_TASK_
Print exactly the lines from the first one down to the line that contains "df = pd.DataFrame(rows)", both included, and skip the pictures.

_STORED DATA_
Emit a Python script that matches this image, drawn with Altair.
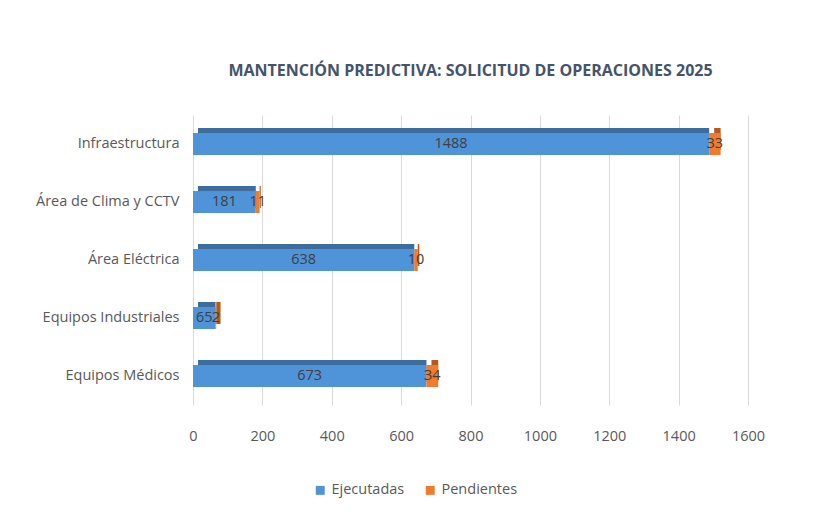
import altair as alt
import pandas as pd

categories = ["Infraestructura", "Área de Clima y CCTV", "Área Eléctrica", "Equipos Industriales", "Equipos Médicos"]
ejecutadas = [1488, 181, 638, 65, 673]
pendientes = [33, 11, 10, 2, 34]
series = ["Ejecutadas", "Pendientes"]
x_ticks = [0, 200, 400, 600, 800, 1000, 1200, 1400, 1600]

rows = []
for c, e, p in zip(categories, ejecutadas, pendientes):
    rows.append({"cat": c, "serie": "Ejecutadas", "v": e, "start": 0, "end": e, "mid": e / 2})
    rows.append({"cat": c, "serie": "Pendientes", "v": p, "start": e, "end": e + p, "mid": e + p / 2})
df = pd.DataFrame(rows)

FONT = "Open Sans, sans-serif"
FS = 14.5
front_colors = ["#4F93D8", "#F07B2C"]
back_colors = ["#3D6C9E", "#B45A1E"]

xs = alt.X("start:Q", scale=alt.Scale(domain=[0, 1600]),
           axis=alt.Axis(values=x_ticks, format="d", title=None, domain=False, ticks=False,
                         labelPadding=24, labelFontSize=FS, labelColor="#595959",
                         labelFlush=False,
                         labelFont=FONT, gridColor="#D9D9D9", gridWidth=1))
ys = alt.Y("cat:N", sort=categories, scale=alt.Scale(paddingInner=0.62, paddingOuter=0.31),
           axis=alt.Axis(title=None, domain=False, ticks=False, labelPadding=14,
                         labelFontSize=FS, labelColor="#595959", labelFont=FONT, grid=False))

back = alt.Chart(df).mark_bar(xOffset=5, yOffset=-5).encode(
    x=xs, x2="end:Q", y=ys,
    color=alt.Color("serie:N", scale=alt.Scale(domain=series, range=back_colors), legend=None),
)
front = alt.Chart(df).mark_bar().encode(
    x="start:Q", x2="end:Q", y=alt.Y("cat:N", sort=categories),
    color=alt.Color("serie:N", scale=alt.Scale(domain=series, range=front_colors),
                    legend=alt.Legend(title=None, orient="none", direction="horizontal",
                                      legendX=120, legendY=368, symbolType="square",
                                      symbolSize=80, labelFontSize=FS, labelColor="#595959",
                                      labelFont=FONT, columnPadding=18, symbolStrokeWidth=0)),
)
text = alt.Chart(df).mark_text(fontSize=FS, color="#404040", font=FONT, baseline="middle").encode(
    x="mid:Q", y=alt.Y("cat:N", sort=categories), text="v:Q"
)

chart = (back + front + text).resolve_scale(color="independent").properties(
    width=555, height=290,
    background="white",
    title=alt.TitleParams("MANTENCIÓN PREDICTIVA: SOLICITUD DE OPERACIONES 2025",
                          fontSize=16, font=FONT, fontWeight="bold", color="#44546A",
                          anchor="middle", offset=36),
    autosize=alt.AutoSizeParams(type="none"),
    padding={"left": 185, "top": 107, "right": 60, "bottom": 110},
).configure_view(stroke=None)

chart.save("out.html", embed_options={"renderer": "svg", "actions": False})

_CORRECT ANSWER_
Emit a Python script that matches this image, drawn with Altair.
import altair as alt
import pandas as pd

categories = ["Infraestructura", "Área de Clima y CCTV", "Área Eléctrica", "Equipos Industriales", "Equipos Médicos"]
ejecutadas = [1488, 181, 638, 65, 673]
pendientes = [33, 11, 10, 2, 34]
series = ["Ejecutadas", "Pendientes"]
x_ticks = [0, 200, 400, 600, 800, 1000, 1200, 1400, 1600]

rows = []
for c, e, p in zip(categories, ejecutadas, pendientes):
    rows.append({"cat": c, "serie": "Ejecutadas", "v": e, "start": 0, "end": e, "mid": e / 2})
    rows.append({"cat": c, "serie": "Pendientes", "v": p, "start": e, "end": e + p, "mid": e + p / 2})
df = pd.DataFrame(rows)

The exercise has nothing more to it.